About the QTEs, they feel more purposeful than in Heavy Rain, with less punishment for wrong inputs.
Finally, the ending lands well in my opinion. And the bonus content (concept art, making-of videos, the extra level..) is honestly fantastic for anyone curious about the creative process behind it all.
** The bad and the ugly**
I don't know where to start..
Well, the non-chronological structure is a double edged sword. By the middle of the game, it works buut at the start, it's a mess. You're dropped into events without context, jumping back and forth before you've connected with anything. There's a timeline on loading screens to help, but it only does so much. You will adapt.. it just takes a while.
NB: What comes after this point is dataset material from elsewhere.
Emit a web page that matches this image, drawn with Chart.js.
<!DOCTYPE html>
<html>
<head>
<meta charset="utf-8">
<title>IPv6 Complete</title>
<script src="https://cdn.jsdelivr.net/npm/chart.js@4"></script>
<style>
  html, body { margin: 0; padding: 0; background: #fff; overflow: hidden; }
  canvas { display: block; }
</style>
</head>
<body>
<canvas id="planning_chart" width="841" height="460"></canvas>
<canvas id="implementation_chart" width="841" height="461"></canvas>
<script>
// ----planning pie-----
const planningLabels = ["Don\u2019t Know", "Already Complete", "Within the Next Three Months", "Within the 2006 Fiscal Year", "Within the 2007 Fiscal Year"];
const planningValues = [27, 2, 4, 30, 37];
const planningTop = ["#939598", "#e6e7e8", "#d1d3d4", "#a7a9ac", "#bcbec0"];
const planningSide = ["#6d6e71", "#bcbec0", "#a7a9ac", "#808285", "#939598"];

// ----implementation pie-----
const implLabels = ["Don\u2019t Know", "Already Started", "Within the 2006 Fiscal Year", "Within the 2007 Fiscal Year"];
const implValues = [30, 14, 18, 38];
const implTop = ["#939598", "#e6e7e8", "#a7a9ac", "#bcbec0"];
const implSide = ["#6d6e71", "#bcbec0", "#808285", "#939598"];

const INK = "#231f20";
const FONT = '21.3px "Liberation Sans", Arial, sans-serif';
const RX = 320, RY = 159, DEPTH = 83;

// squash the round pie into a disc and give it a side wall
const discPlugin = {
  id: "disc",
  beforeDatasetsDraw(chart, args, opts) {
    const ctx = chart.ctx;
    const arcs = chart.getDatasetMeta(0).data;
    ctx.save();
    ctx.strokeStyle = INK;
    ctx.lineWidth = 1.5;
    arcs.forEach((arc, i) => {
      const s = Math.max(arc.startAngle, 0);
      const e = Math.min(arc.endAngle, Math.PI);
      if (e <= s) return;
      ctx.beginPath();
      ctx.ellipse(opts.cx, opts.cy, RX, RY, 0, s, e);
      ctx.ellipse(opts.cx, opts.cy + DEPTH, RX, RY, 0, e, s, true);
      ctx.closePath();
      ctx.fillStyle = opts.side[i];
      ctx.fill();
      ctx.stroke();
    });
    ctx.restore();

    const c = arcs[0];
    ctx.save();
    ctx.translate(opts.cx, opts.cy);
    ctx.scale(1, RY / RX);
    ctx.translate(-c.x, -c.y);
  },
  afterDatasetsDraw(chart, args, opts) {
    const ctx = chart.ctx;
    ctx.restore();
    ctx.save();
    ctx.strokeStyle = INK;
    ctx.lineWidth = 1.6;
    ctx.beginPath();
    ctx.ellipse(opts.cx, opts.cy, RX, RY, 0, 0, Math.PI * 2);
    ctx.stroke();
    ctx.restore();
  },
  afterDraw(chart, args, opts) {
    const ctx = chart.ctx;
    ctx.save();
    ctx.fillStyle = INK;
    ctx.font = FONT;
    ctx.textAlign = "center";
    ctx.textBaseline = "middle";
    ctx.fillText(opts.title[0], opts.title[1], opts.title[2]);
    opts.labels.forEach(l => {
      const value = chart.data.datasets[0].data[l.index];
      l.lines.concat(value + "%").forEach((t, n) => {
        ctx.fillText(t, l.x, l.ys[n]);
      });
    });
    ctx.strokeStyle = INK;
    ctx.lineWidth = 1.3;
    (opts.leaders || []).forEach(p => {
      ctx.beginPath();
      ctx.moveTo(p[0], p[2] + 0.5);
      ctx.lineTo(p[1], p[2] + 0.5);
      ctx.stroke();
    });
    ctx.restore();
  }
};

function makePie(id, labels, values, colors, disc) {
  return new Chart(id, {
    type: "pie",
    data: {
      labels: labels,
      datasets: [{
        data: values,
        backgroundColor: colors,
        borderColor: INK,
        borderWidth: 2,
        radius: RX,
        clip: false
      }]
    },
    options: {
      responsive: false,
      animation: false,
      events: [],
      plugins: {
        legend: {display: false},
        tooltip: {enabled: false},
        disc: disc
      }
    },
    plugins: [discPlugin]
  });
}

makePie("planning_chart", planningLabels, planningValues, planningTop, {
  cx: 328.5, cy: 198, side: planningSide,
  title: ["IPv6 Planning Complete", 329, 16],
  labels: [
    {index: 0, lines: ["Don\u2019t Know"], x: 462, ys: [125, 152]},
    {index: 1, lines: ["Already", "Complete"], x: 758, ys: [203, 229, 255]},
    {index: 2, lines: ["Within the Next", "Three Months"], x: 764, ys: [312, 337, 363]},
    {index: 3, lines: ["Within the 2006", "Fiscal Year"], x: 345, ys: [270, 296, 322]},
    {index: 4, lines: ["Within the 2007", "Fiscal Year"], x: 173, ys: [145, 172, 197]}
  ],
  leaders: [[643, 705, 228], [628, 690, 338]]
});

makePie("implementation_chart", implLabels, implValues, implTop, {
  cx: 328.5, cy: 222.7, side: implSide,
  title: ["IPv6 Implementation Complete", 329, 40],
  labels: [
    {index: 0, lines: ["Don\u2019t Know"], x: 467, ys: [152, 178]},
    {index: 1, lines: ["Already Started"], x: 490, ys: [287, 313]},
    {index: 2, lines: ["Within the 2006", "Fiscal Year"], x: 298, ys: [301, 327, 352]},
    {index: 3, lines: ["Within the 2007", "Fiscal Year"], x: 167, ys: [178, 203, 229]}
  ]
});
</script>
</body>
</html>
Then there is the QTEs issue and specifically the directional ones in combat. They're hard to read, easy to misinterpret and they break immersion when you fumble them. Somehow worse than Heavy Rain in that specific area, which is a strange step back.
The camera is another pain point. Restrictive angles, odd field of view, and sometimes Jodie takes up half the screen while you can barely see where to go. It's better than Heavy Rain overall, but it still gets in the way.
If you're on keyboard and mouse: just don't.
So that's the surface stuff but the cracks go further :
Jodie's internal monologues are borring, most of them to say the least. The voice acting there feels flat compared to everything else.. noticeable gap.
Furthermore, Jodie as a protagonist feels mostly reactive. Things happen to her more than because of her. The story has reasons for it but it did limit how much I connected with her arc.
Finally, few plot sections feel tonally off, almost like they belong in a different game. Subjective, sure, but they dragged for me and made me want to get back to the main thread.
One last thing: you can't skip cutscenes you've already watched. For completionists, that's a real slog.
**Verdict: Cautiously Recommended**
Beyond Two Souls is a mixed bag, but an interesting one. The cast is excellent, the story has genuinely moving moments, and the graphics hold up. It is worth mentioning that the story is divisive nonetheless. A lot of players didn't enjoy it as much as I did, and that's fair. The QTEs and controls are objectively rough, the camera can frustrate, and the gameplay has room to grow.
I'm glad I played it. I'm also glad I'm done. It didn't leave the same mark as Heavy Rain.
If you like story driven games and can stomach some technical friction, give it a shot.. as long as it is with a controller in hand x)
As for me, now I have to decide: finally jump into Detroit: Become Human, or go back to the roots with Fahrenheit first. Decisions, decisions.